── The input

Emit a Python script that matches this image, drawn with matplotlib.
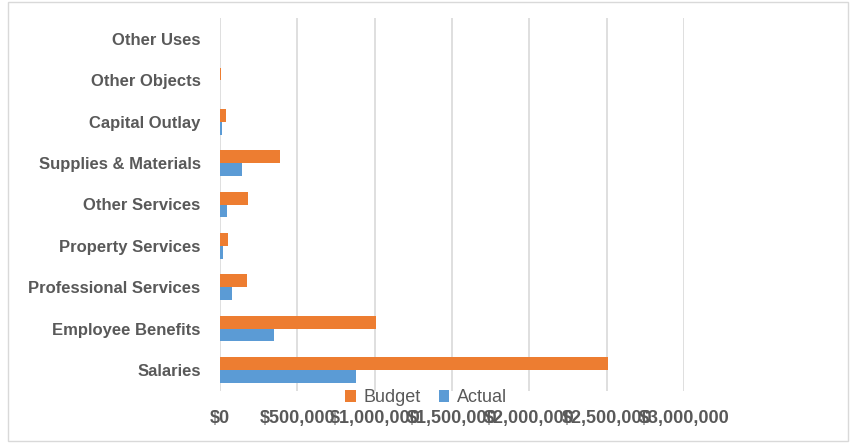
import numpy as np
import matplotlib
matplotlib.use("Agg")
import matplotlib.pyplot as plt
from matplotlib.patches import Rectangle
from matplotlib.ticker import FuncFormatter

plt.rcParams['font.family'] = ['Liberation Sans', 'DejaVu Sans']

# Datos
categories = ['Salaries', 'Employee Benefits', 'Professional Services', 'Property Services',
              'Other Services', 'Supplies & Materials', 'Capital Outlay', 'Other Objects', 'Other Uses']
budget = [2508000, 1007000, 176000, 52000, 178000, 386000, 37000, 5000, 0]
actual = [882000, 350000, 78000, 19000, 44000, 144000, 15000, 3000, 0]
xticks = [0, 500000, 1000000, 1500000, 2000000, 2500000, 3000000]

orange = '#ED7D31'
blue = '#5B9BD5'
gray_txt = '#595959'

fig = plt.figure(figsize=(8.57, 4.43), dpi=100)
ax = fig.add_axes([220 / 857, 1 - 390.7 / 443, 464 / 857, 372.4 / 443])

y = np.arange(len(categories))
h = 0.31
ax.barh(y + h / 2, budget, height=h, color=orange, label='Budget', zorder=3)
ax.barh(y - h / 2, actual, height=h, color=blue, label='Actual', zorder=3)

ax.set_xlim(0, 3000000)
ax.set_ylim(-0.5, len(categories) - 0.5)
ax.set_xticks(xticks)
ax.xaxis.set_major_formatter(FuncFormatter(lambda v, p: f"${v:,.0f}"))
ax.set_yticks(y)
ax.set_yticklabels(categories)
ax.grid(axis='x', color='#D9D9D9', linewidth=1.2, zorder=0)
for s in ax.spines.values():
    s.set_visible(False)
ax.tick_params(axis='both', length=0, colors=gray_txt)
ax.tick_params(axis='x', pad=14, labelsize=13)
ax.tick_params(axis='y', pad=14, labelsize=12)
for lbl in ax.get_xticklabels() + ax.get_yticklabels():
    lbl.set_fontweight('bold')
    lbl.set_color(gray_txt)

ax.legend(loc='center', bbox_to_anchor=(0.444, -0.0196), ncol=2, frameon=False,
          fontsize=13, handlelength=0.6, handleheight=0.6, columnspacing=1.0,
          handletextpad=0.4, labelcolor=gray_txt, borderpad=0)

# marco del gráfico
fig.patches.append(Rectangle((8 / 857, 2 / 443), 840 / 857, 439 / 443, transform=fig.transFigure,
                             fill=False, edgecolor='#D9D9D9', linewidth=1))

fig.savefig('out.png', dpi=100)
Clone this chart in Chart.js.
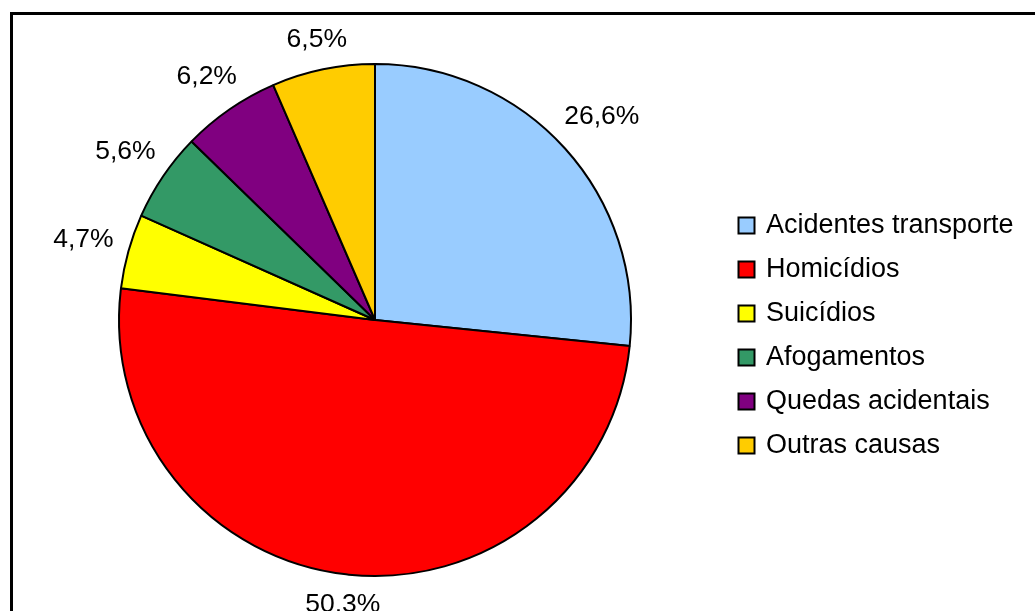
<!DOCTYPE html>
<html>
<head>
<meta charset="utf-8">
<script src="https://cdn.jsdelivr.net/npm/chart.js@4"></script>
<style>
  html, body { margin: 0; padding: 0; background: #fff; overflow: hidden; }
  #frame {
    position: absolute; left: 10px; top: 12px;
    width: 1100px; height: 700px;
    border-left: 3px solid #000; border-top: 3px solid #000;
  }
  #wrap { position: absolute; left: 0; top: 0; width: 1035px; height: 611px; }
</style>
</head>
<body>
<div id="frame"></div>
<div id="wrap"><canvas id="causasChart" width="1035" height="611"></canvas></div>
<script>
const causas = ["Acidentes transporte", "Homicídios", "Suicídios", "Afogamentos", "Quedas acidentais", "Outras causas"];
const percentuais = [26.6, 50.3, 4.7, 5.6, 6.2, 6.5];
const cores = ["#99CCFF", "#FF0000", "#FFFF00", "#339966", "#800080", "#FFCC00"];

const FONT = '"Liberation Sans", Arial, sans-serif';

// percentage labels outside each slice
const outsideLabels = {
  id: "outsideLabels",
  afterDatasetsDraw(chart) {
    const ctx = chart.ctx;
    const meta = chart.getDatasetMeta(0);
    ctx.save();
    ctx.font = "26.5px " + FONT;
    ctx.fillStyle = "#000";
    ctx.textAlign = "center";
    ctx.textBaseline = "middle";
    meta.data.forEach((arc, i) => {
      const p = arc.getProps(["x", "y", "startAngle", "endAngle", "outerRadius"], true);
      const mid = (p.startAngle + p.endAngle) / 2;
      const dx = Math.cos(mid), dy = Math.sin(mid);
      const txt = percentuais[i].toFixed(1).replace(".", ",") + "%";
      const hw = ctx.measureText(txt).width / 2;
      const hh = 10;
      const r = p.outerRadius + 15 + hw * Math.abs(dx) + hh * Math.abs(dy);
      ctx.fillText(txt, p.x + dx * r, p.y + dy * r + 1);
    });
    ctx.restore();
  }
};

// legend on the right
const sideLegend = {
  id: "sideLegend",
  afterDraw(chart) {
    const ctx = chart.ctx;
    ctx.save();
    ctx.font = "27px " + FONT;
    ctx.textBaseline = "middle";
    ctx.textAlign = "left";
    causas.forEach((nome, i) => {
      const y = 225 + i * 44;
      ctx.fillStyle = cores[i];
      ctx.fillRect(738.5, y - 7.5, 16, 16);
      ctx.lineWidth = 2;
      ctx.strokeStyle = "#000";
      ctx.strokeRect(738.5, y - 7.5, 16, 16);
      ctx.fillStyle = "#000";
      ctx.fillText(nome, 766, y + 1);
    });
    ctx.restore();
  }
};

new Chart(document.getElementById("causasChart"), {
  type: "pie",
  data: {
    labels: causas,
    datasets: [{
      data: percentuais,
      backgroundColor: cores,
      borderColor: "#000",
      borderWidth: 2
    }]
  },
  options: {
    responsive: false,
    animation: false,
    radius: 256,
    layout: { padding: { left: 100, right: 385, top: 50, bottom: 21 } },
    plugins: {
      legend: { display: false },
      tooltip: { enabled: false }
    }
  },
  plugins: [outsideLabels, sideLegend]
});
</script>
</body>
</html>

────

Return, please, the exact lines from the beginning of the entries above through the line containing "plt.rcParams['font.family'] = ['Liberation", both included; pictures are left out.

Emit a Python script that matches this image, drawn with matplotlib.
import numpy as np
import matplotlib
matplotlib.use("Agg")
import matplotlib.pyplot as plt
from matplotlib.patches import Rectangle
from matplotlib.ticker import FuncFormatter

plt.rcParams['font.family'] = ['Liberation Sans', 'DejaVu Sans']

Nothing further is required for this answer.